Free will, he answers.

Brandt says it gives him peace of mind that North Dakota legislators are on the same page with him on abortion. But he says it's unbelievable that federal lawmakers haven't stepped in to try to ban abortion nationwide again.

"I know it seems like an impossible task to change it," Brandt says. "You keep knockin' at that door."

Just another Wednesday

It's nearly 7 p.m., and Harmsen has been in Fargo for 10 hours.

She has been making the hourlong drive from Valley City to the Red River Women's Clinic for longer than she can count. In that time, she says she's persuaded a few women to reconsider getting an abortion.

"It's a wonderful feeling. You know that baby will go home," she says.

Harmsen joins in with a group of more than 30 children who walk off a school bus and crowd onto the sidewalk as their priest leads them in prayer.

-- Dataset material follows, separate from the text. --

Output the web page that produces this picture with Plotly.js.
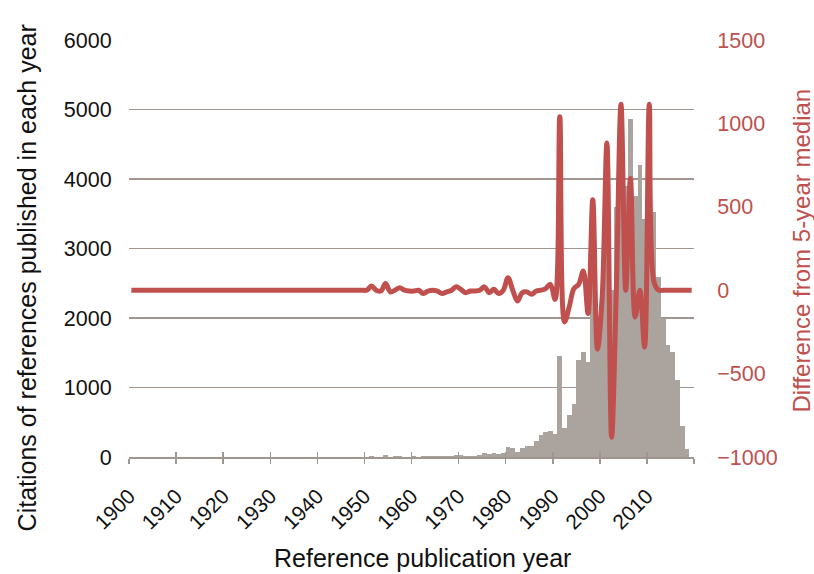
<!DOCTYPE html>
<html>
<head>
<meta charset="utf-8">
<script src="https://cdn.plot.ly/plotly-3.0.1.min.js"></script>
<style>html,body{margin:0;padding:0;background:#fff;}#chart{width:814px;height:574px;}</style>
</head>
<body>
<div id="chart"></div>
<script>
// Publication years of the references
const years = [];
for (let y = 1900; y <= 2019; y++) years.push(y);

// Citations of references published in each year (left axis)
const citations = [
  0,0,0,0,0,0,0,0,0,0,            // 1900s
  0,0,0,0,0,0,0,0,0,0,            // 1910s
  0,0,0,0,0,0,0,0,0,0,            // 1920s
  0,0,0,0,0,0,0,0,0,0,            // 1930s
  0,0,0,0,0,0,0,0,0,0,            // 1940s
  3,20,5,4,25,6,8,18,6,5,         // 1950s
  8,6,8,10,8,10,12,10,15,35,      // 1960s
  30,18,15,20,25,55,40,55,50,60,  // 1970s
  144,124,72,134,153,155,230,316,354,374,       // 1980s
  335,1447,415,600,757,1395,1510,1370,2540,2000, // 1990s
  2350,3280,2400,3600,5000,3900,4866,3760,4200,3430, // 2000s
  4640,3520,2590,1990,1610,1510,1106,450,110,0   // 2010s
];

// Difference from 5-year median (right axis)
const medianDiff = [
  0,0,0,0,0,0,0,0,0,0,            // 1900s
  0,0,0,0,0,0,0,0,0,0,            // 1910s
  0,0,0,0,0,0,0,0,0,0,            // 1920s
  0,0,0,0,0,0,0,0,0,0,            // 1930s
  0,0,0,0,0,0,0,0,0,0,            // 1940s
  0,25,0,-5,40,-10,0,15,0,-5,     // 1950s
  -5,0,-20,-5,0,-5,-20,-10,0,20,  // 1960s
  5,-15,-5,-5,0,20,-15,5,-20,0,   // 1970s
  75,0,-65,-15,-10,-25,-5,0,10,35,          // 1980s
  -55,1040,-190,-100,10,35,115,-140,543,-354, // 1990s
  -40,882,-882,0,1115,0,670,-160,0,-340,     // 2000s
  1115,50,0,0,0,0,0,0,0,0                    // 2010s
];

// Axis ticks and titles
const decadeTicks = [1900,1910,1920,1930,1940,1950,1960,1970,1980,1990,2000,2010,2020];
const decadeLabels = ['1900','1910','1920','1930','1940','1950','1960','1970','1980','1990','2000','2010',''];
const leftTicks = [0,1000,2000,3000,4000,5000,6000];
const rightTicks = [-1000,-500,0,500,1000,1500];
const xTitle = 'Reference publication year';
const leftTitle = 'Citations of references published in each year';
const rightTitle = 'Difference from 5-year median';

const RED = '#c0504d';
const GRID = '#a1958f';
const FONT = 'Liberation Sans, Arial, sans-serif';

const barTrace = {
  type: 'bar',
  x: years,
  y: citations,
  offset: 0,
  width: 1,
  marker: {color: '#aba39e', line: {width: 0}},
  xaxis: 'x',
  yaxis: 'y',
  name: 'Citations'
};

const lineTrace = {
  type: 'scatter',
  mode: 'lines',
  x: years.map(y => y + 0.5),
  y: medianDiff,
  line: {color: RED, width: 5, shape: 'spline', smoothing: 1},
  xaxis: 'x2',
  yaxis: 'y2',
  name: 'Difference from 5-year median'
};

const layout = {
  width: 814,
  height: 574,
  margin: {l: 129, r: 120, t: 40, b: 117},
  paper_bgcolor: '#fff',
  plot_bgcolor: '#fff',
  showlegend: false,
  font: {family: FONT, size: 21, color: '#111'},
  bargap: 0,
  xaxis: {
    range: [1900, 2020],
    tickmode: 'array',
    tickvals: decadeTicks,
    ticktext: decadeLabels,
    tickangle: -45,
    ticks: 'outside',
    ticklen: 5,
    tickwidth: 1.5,
    tickcolor: GRID,
    ticklabelstandoff: 12,
    showline: true,
    linecolor: GRID,
    linewidth: 1.5,
    showgrid: false,
    zeroline: false,
    tickfont: {family: FONT, size: 21, color: '#111'}
  },
  xaxis2: {
    overlaying: 'x',
    anchor: 'y',
    side: 'bottom',
    range: [1900, 2020],
    tickmode: 'array',
    tickvals: decadeTicks,
    ticks: 'inside',
    ticklen: 5,
    tickwidth: 1.5,
    tickcolor: GRID,
    showticklabels: false,
    showline: false,
    showgrid: false,
    zeroline: false
  },
  yaxis: {
    range: [0, 6000],
    tickmode: 'array',
    tickvals: leftTicks,
    ticks: 'outside',
    ticklen: 12,
    tickcolor: 'rgba(0,0,0,0)',
    showline: false,
    showgrid: true,
    gridcolor: GRID,
    gridwidth: 1.5,
    zeroline: false,
    tickfont: {family: FONT, size: 21.5, color: '#111'}
  },
  yaxis2: {
    overlaying: 'y',
    side: 'right',
    anchor: 'x2',
    range: [-1000, 1500],
    tickmode: 'array',
    tickvals: rightTicks,
    ticks: 'outside',
    ticklen: 18,
    tickcolor: 'rgba(0,0,0,0)',
    showline: false,
    showgrid: false,
    zeroline: false,
    tickfont: {family: FONT, size: 21.5, color: RED}
  },
  annotations: [
    {text: xTitle, xref: 'paper', yref: 'paper', x: 0.519, y: -0.243,
     xanchor: 'center', yanchor: 'middle', showarrow: false,
     font: {family: FONT, size: 25, color: '#111'}},
    {text: leftTitle, xref: 'paper', yref: 'paper', x: -0.181, y: 0.43,
     xanchor: 'center', yanchor: 'middle', showarrow: false, textangle: -90,
     font: {family: FONT, size: 25, color: '#111'}},
    {text: rightTitle, xref: 'paper', yref: 'paper', x: 1.191, y: 0.495,
     xanchor: 'center', yanchor: 'middle', showarrow: false, textangle: -90,
     font: {family: FONT, size: 24, color: RED}}
  ]
};

Plotly.newPlot('chart', [barTrace, lineTrace], layout, {displayModeBar: false, staticPlot: true});
</script>
</body>
</html>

They say a prayer for women who are considering abortions. They say another for women who have had an abortion.

Harmsen comes here week after week to counsel women on their options, she says. She doesn't want women to do something they may later regret, though she acknowledges some women may not regret that decision.

Harmsen glances at the clinic's "Pray to end sidewalk bullying" poster.

"It isn't like that," she says. "We wouldn't get anywhere doing that."